STEP THREE – Counter top: I needed a counter top that was heavy enough for kitchen duty, and big enough to provide knee room for casual breakfast-eaters and kitchen loiterers (you know who you are). I dreamed of making my own counter by joining together several perfect hardwood boards. I borrowed a biscuit joiner and headed to the hardware store to buy the lumber. And then my heart stopped when I saw this:
A perfectly-sized, unfinished butcher block that was significantly cheaper than the boards! I called Scott in a panic, “Would you think less of me if I just bought this butcher block instead of making my own?!” His response was approximately, “What the *$&# do I care? Come home and eat lunch.”
Next I had to decide whether to finish the butcher block or keep it “raw,” which would require monthly oiling. I’m not nearly responsible enough for “monthly oiling,” so I decided to keep the lovely light wood color and seal it with five coats of polycrylic. Remember to give it a good sanding and wipe-down before you coat, and then lightly sand with 220-grit sandpaper between coats. And clear coat both sides so there’s no water absorption from spills. You know you’re finished when it looks like a bowling alley! I unscrewed and removed the existing dresser top, and arranged the new butcher block in place – flush with the drawer side and the wall side, with ample overhang on the other “public” sides. I carefully marked the screw holes by jabbing them with a pencil.

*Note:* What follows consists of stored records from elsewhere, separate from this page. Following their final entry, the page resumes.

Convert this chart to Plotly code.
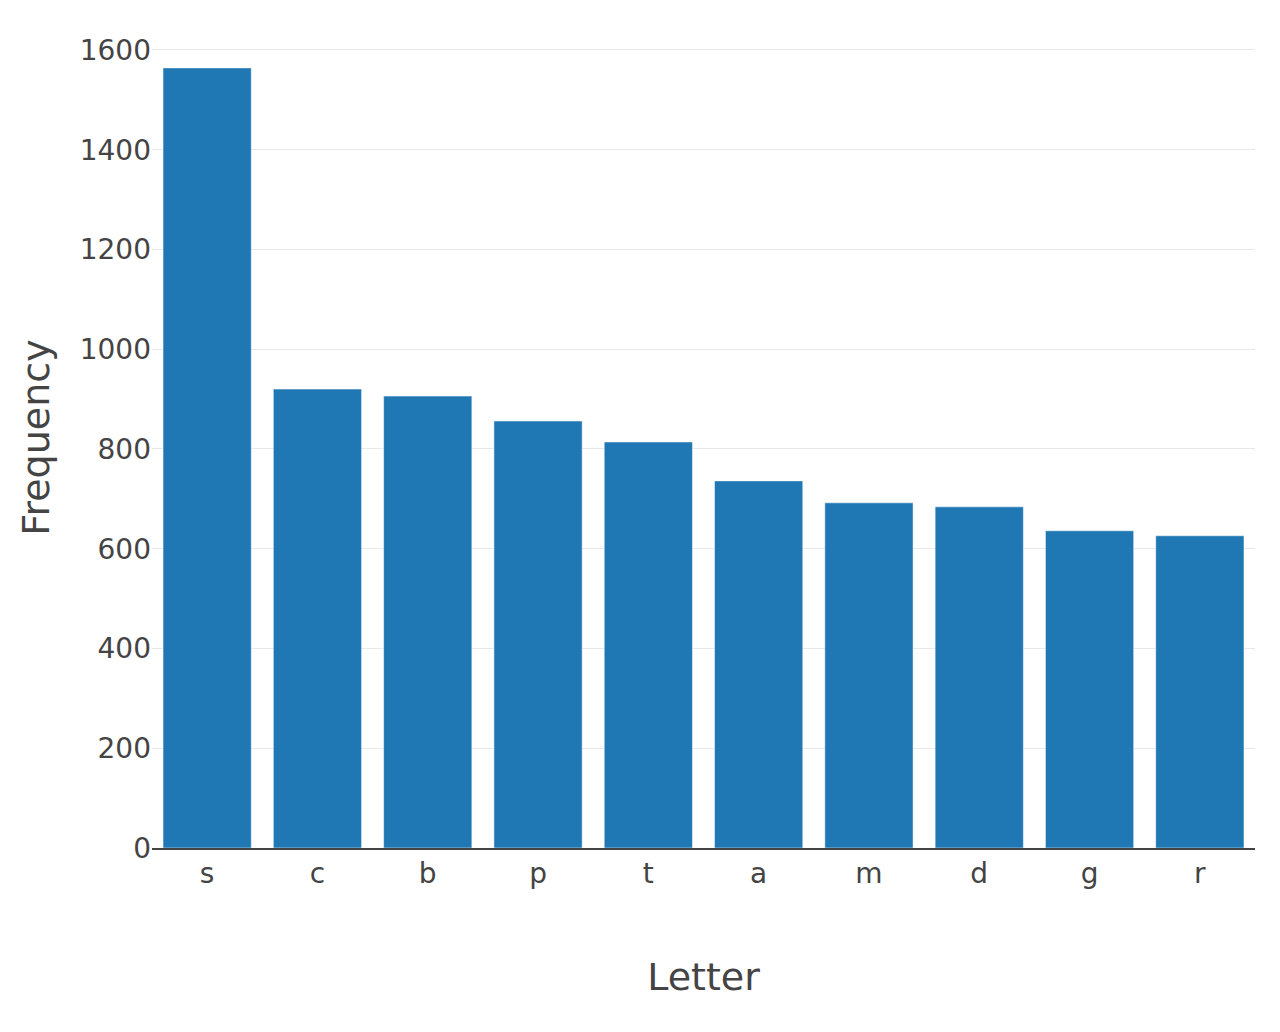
import plotly.graph_objects as go

letters = ["s", "c", "b", "p", "t", "a", "m", "d", "g", "r"]
frequency = [1564, 920, 906, 856, 814, 736, 692, 684, 636, 626]

FONT = "DejaVu Sans"

fig = go.Figure(
    go.Bar(
        x=letters,
        y=frequency,
        marker=dict(color="#1f77b4", line=dict(color="white", width=0.5)),
    )
)

fig.update_layout(
    template="plotly_white",
    width=1272,
    height=1024,
    margin=dict(l=144, r=25, t=19, b=184),
    font=dict(family=FONT, color="#444", size=28),
    bargap=0.2,
    showlegend=False,
    xaxis=dict(
        title=dict(text="Letter", font=dict(size=38, family=FONT), standoff=74),
        tickfont=dict(size=28, family=FONT),
        showline=True,
        linecolor="#444",
        linewidth=1.5,
        showgrid=False,
    ),
    yaxis=dict(
        title=dict(text="Frequency", font=dict(size=38, family=FONT), standoff=18),
        tickfont=dict(size=28, family=FONT),
        gridcolor="#e8e8e8",
        zeroline=False,
        tickvals=[0, 200, 400, 600, 800, 1000, 1200, 1400, 1600],
        range=[0, 1646],
    ),
)

fig.write_html("out.html")
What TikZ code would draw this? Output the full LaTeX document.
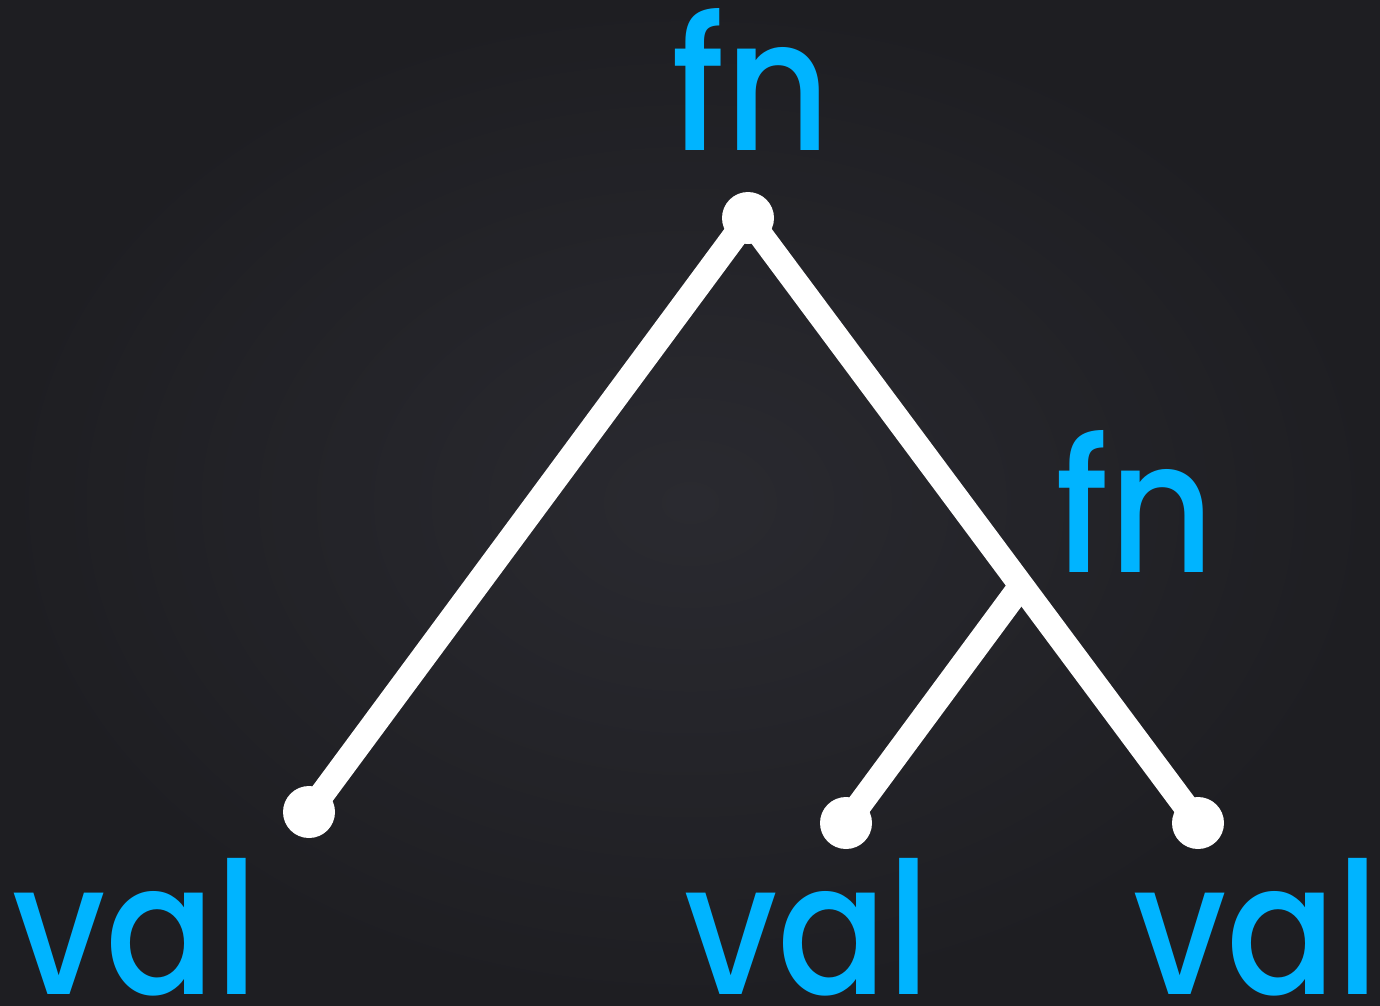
\documentclass[tikz,border=0pt]{standalone}
\usepackage{fontspec}
\setmainfont{Poppins Medium}[FakeStretch=0.88]
\definecolor{bgdark}{HTML}{1E1E22}
\definecolor{bgmid}{HTML}{2A2A30}
\definecolor{labelblue}{HTML}{00B4FF}
\tikzset{
  dot/.style={circle, fill=white, minimum size=52pt, inner sep=0pt},
  branch/.style={white, line width=25pt},
  lbl/.style={text=labelblue, anchor=base, inner sep=0pt, font=\fontsize{184}{184}\selectfont},
}
\begin{document}
\begin{tikzpicture}[x=1pt, y=-1pt]
  % backdrop with a soft vignette
  \useasboundingbox (0,0) rectangle (1380,1005);
  \shade[inner color=bgmid, outer color=bgdark] (0,0) rectangle (1380,1005);

  % tree vertices
  \coordinate (rootc) at (748,218);
  \coordinate (leftc) at (309,812);
  \coordinate (midc) at (846,823);
  \coordinate (rightc) at (1198,823);
  \coordinate (fork) at (1021,586);

  % edges
  \draw[branch] (rootc) -- (leftc);
  \draw[branch] (rootc) -- (rightc);
  \draw[branch] (midc) -- (fork);

  % vertex dots
  \node[dot] (root) at (rootc) {};
  \node[dot] (left) at (leftc) {};
  \node[dot] (mid) at (midc) {};
  \node[dot] (right) at (rightc) {};

  % labels
  \node[lbl] (fntop) at (751,150) {fn};
  \node[lbl] (fninner) at (1135,572) {fn};
  \node[lbl] (valleft) at (135,994) {val};
  \node[lbl] (valmid) at (807,994) {val};
  \node[lbl] (valright) at (1256,994) {val};
\end{tikzpicture}
\end{document}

I drilled new screw holes on the underside of the butcher block, flipped it over and screwed back into place. Slide the drawers back in, and….
Choose where to place your new Tupperware™ graveyard:
… and drag a stool out of the alley to complete the look!
Let’s just hope Babuskha Island gets along with its yellow-striped cousin Recycling Center:
The first kid home from school today got to eat the inaugural snack (an over-ripe banana):
Who then asked… “Mama, why is the kitchen so clean?”————————————————————————————
* Free Craigslist Tip: Remove all your personal belongings from a storage item before the customer comes to see it. Especially if your belongings are tighty-whities with lots of cocoa stains.
** I’m looking at you, Harold Washington Library in Chicago.